GIVEN PROBLEM:
Leave out the pictures, and write out exactly the lines from the beginning of the material to the line holding "const turkeyTicks = [10000,15000,20000,25000,30000,35000];", that line included, and nothing else.
═══ DATA LINES ═══
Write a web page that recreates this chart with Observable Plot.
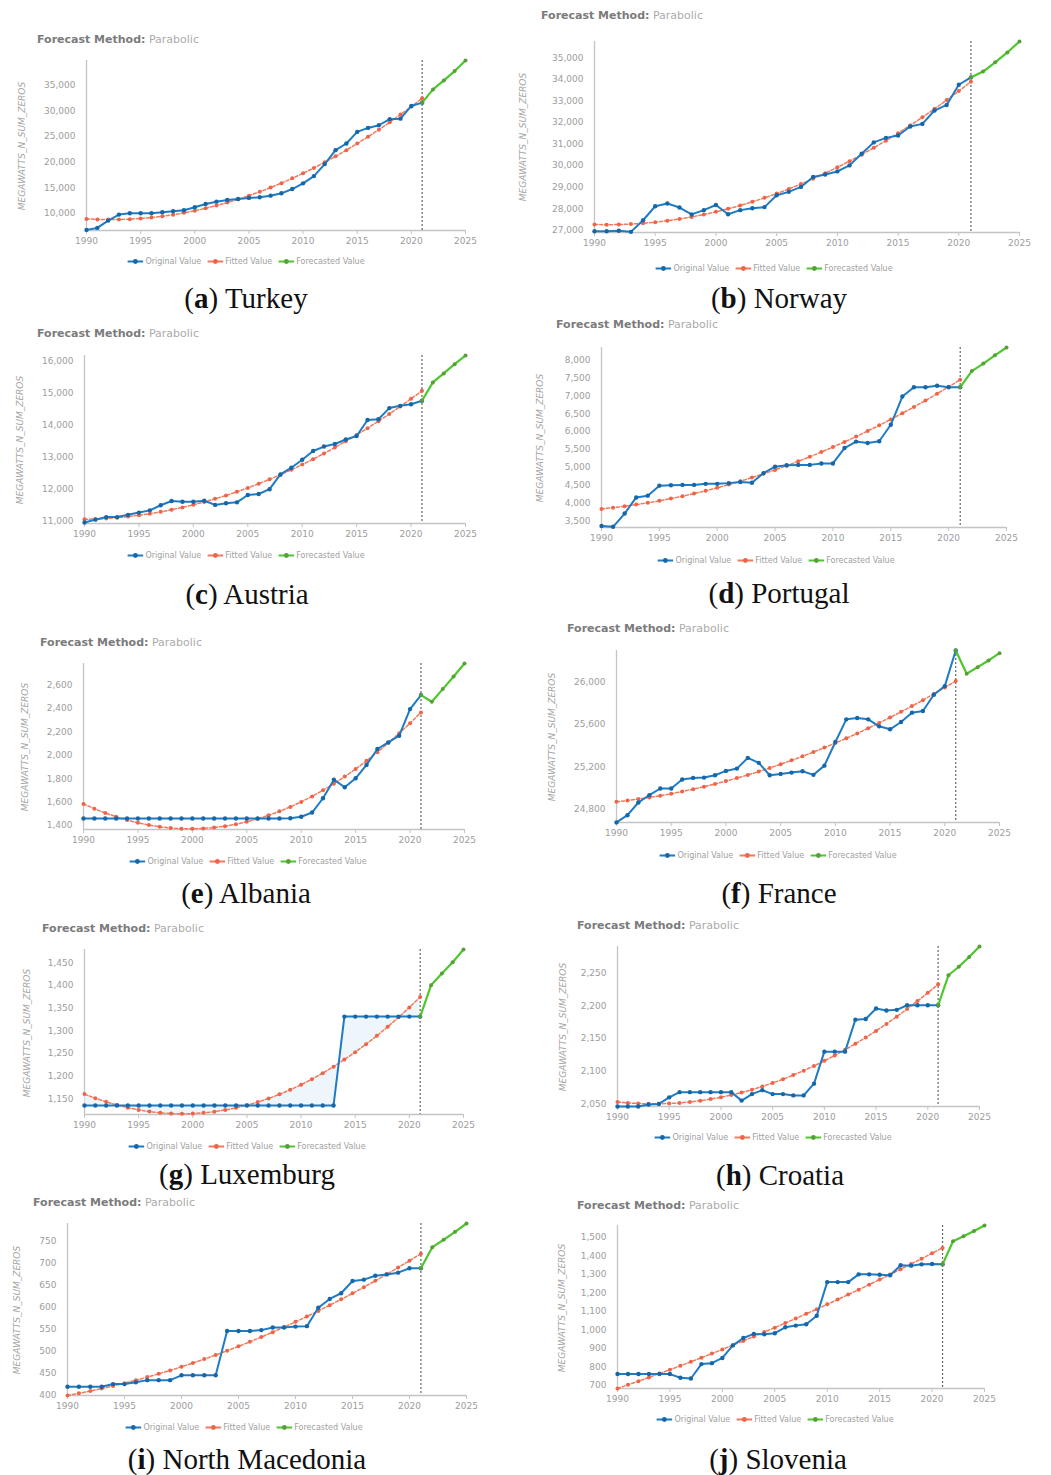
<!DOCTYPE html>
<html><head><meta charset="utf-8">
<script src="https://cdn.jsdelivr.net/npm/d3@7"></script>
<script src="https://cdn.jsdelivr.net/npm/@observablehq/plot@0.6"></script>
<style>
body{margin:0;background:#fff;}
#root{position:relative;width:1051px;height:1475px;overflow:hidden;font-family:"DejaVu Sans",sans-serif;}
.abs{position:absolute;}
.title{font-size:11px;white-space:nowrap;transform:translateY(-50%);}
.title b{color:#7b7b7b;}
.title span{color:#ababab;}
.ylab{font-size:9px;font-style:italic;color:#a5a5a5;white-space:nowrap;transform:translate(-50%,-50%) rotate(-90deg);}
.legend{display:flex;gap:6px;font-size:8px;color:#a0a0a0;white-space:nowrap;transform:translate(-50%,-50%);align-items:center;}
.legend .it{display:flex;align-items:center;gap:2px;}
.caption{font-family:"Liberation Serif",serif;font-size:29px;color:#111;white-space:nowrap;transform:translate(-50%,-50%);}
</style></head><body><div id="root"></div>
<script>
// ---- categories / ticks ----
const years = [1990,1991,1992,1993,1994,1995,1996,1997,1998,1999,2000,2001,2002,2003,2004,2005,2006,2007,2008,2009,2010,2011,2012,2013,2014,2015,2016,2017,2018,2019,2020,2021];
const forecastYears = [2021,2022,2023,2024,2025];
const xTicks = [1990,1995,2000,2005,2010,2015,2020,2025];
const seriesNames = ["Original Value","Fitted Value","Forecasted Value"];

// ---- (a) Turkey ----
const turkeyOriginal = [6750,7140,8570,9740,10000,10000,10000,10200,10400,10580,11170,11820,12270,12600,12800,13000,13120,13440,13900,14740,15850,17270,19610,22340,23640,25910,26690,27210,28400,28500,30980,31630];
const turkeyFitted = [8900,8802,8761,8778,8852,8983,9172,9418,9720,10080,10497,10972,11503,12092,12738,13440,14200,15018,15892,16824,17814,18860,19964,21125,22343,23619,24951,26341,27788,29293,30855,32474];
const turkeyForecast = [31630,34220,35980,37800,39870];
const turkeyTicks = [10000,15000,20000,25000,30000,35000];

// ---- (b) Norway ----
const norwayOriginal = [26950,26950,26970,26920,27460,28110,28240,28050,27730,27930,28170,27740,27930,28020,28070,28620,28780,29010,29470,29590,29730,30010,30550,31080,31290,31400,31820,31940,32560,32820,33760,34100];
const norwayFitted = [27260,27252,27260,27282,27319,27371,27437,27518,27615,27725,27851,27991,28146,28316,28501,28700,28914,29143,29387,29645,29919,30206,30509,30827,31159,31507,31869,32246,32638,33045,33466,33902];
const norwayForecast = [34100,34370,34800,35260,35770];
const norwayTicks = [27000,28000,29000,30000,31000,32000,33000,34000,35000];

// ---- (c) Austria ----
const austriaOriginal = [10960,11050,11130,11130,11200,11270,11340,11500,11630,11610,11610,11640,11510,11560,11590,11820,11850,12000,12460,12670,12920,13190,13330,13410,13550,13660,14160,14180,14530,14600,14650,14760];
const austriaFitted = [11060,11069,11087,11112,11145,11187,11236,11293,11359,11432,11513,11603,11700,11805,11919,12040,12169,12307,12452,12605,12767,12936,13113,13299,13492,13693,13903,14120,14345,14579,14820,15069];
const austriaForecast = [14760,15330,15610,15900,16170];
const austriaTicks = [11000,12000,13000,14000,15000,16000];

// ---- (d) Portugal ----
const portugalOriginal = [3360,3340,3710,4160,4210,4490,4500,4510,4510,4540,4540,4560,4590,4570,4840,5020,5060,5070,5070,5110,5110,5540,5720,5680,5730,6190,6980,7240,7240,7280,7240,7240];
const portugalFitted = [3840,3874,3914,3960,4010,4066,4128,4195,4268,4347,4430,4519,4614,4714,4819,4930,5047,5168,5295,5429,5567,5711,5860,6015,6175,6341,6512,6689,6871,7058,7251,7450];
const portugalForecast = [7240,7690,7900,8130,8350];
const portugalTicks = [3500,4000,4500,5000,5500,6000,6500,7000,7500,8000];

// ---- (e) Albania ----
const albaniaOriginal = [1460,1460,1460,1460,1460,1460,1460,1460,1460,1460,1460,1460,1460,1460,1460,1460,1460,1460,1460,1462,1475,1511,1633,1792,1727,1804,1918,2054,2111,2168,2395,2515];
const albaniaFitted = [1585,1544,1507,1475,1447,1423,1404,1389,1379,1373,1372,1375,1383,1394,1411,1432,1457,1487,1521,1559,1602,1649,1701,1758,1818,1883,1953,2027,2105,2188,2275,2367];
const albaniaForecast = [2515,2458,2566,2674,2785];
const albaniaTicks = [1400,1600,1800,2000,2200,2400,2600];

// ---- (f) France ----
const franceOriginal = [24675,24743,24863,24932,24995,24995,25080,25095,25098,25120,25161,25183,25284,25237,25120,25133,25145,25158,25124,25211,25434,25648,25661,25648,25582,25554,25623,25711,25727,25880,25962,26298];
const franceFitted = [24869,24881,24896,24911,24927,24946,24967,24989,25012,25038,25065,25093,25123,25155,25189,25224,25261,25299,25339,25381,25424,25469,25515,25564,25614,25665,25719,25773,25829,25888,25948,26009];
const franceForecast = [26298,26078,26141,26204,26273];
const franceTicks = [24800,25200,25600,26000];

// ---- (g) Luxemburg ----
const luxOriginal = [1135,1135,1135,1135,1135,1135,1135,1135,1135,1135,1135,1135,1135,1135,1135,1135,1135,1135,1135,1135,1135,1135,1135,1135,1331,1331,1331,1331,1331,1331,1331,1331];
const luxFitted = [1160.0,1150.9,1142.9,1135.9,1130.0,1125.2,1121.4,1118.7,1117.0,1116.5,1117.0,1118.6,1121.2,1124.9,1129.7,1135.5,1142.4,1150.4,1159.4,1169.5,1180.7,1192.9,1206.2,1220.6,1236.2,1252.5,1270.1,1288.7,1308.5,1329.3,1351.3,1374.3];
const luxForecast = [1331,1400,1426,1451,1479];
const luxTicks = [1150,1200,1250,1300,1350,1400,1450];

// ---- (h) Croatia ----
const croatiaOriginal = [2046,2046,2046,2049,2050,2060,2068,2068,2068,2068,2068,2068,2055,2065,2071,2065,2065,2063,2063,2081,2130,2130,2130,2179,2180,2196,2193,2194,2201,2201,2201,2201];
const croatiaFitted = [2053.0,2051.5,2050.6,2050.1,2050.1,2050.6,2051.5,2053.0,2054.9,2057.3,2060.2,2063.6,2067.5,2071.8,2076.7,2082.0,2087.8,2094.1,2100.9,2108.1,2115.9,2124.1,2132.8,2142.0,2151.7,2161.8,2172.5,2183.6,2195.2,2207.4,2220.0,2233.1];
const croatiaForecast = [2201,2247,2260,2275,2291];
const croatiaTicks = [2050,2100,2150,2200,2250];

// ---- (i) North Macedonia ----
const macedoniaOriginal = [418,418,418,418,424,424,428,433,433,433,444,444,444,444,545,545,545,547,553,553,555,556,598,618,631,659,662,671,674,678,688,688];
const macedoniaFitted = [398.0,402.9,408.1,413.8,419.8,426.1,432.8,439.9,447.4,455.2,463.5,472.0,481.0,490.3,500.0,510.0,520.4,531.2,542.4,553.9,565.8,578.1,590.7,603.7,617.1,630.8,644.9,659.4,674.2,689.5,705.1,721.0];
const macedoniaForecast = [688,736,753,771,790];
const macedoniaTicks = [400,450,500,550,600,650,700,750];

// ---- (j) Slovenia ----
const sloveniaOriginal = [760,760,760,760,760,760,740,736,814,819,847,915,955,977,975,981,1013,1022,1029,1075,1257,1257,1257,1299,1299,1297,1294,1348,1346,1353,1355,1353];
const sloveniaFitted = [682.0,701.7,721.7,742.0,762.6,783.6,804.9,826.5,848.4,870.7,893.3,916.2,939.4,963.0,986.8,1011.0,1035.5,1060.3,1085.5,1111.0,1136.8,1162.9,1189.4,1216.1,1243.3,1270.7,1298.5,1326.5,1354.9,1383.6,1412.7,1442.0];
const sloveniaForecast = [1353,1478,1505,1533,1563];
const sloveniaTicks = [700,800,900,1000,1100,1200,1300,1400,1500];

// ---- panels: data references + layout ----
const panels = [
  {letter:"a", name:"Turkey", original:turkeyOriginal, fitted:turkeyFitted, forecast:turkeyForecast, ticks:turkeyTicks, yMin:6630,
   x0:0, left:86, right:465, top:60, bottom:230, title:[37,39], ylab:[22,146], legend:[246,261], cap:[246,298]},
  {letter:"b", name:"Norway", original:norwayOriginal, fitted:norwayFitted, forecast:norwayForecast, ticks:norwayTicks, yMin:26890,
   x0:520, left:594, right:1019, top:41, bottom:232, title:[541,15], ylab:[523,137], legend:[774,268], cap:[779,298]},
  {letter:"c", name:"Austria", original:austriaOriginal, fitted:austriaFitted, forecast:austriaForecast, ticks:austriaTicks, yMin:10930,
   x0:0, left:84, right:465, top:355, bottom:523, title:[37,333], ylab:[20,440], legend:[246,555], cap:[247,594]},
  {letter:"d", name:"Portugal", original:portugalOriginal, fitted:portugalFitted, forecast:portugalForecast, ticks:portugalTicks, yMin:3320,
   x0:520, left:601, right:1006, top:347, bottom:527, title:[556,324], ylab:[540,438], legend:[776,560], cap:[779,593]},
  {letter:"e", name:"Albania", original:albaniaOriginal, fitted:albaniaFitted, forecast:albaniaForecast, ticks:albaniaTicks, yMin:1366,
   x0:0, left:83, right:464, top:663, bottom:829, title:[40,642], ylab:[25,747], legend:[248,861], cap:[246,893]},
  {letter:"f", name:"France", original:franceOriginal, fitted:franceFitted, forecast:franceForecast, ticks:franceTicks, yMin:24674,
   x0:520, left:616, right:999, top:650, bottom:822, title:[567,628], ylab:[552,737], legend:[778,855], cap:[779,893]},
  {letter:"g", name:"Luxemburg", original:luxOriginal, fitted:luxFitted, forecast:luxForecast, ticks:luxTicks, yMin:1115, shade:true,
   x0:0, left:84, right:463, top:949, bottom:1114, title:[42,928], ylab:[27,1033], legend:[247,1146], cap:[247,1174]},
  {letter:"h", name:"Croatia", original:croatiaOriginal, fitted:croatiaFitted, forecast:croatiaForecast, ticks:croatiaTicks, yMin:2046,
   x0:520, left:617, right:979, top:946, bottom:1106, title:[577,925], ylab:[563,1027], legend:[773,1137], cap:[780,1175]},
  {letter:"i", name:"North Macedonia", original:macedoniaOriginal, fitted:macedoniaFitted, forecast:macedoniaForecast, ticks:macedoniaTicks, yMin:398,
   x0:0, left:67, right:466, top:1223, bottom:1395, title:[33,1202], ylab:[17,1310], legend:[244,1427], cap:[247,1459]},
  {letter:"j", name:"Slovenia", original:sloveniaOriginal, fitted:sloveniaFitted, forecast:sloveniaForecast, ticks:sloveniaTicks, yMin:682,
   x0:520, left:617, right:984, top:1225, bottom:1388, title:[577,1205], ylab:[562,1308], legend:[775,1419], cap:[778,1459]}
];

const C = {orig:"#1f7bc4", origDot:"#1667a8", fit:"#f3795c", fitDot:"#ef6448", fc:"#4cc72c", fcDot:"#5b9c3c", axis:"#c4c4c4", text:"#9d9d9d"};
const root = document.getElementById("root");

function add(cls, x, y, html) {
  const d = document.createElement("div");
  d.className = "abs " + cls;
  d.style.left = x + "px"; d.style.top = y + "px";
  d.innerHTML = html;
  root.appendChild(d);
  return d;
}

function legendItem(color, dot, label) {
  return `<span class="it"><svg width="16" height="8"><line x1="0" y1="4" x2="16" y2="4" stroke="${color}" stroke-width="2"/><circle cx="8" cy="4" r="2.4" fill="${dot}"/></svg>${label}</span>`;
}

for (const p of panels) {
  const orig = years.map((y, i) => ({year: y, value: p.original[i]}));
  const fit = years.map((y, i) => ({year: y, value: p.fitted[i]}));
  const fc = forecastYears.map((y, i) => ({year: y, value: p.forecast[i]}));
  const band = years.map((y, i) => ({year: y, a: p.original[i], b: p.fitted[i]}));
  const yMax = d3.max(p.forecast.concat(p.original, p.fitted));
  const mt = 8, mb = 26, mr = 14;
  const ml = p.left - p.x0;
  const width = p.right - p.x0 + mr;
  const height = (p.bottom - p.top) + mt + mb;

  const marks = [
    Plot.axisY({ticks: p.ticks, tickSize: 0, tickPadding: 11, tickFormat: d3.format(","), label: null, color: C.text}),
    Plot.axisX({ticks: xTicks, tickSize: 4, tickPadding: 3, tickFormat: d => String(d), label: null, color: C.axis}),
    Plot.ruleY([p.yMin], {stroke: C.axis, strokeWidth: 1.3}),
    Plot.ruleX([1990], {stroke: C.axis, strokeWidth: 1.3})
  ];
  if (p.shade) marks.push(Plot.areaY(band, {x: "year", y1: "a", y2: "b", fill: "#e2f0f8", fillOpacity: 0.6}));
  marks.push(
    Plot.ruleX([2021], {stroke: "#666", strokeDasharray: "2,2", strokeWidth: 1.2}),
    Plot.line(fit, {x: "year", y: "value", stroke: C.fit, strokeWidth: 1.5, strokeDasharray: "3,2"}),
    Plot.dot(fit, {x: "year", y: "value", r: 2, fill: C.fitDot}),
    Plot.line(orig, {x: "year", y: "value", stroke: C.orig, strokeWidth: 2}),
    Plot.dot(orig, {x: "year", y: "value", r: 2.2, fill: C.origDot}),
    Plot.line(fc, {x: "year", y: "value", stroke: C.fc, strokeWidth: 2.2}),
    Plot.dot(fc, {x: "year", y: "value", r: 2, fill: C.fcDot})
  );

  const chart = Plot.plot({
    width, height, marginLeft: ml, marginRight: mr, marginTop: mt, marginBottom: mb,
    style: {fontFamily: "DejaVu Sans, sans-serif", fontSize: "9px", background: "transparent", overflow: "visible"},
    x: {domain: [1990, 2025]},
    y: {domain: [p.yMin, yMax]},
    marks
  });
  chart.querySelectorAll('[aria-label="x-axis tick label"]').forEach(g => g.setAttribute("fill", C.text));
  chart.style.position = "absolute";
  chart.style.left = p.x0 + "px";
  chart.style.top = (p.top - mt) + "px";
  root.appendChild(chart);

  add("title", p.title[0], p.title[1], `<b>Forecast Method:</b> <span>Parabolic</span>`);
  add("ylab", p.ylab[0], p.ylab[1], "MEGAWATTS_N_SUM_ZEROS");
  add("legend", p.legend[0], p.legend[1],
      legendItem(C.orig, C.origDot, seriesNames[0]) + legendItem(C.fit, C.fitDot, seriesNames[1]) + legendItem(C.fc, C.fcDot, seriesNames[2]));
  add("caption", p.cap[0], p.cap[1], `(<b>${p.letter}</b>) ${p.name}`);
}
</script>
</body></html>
═══
EXPECTED ANSWER:
Write a web page that recreates this chart with Observable Plot.
<!DOCTYPE html>
<html><head><meta charset="utf-8">
<script src="https://cdn.jsdelivr.net/npm/d3@7"></script>
<script src="https://cdn.jsdelivr.net/npm/@observablehq/plot@0.6"></script>
<style>
body{margin:0;background:#fff;}
#root{position:relative;width:1051px;height:1475px;overflow:hidden;font-family:"DejaVu Sans",sans-serif;}
.abs{position:absolute;}
.title{font-size:11px;white-space:nowrap;transform:translateY(-50%);}
.title b{color:#7b7b7b;}
.title span{color:#ababab;}
.ylab{font-size:9px;font-style:italic;color:#a5a5a5;white-space:nowrap;transform:translate(-50%,-50%) rotate(-90deg);}
.legend{display:flex;gap:6px;font-size:8px;color:#a0a0a0;white-space:nowrap;transform:translate(-50%,-50%);align-items:center;}
.legend .it{display:flex;align-items:center;gap:2px;}
.caption{font-family:"Liberation Serif",serif;font-size:29px;color:#111;white-space:nowrap;transform:translate(-50%,-50%);}
</style></head><body><div id="root"></div>
<script>
// ---- categories / ticks ----
const years = [1990,1991,1992,1993,1994,1995,1996,1997,1998,1999,2000,2001,2002,2003,2004,2005,2006,2007,2008,2009,2010,2011,2012,2013,2014,2015,2016,2017,2018,2019,2020,2021];
const forecastYears = [2021,2022,2023,2024,2025];
const xTicks = [1990,1995,2000,2005,2010,2015,2020,2025];
const seriesNames = ["Original Value","Fitted Value","Forecasted Value"];

// ---- (a) Turkey ----
const turkeyOriginal = [6750,7140,8570,9740,10000,10000,10000,10200,10400,10580,11170,11820,12270,12600,12800,13000,13120,13440,13900,14740,15850,17270,19610,22340,23640,25910,26690,27210,28400,28500,30980,31630];
const turkeyFitted = [8900,8802,8761,8778,8852,8983,9172,9418,9720,10080,10497,10972,11503,12092,12738,13440,14200,15018,15892,16824,17814,18860,19964,21125,22343,23619,24951,26341,27788,29293,30855,32474];
const turkeyForecast = [31630,34220,35980,37800,39870];
const turkeyTicks = [10000,15000,20000,25000,30000,35000];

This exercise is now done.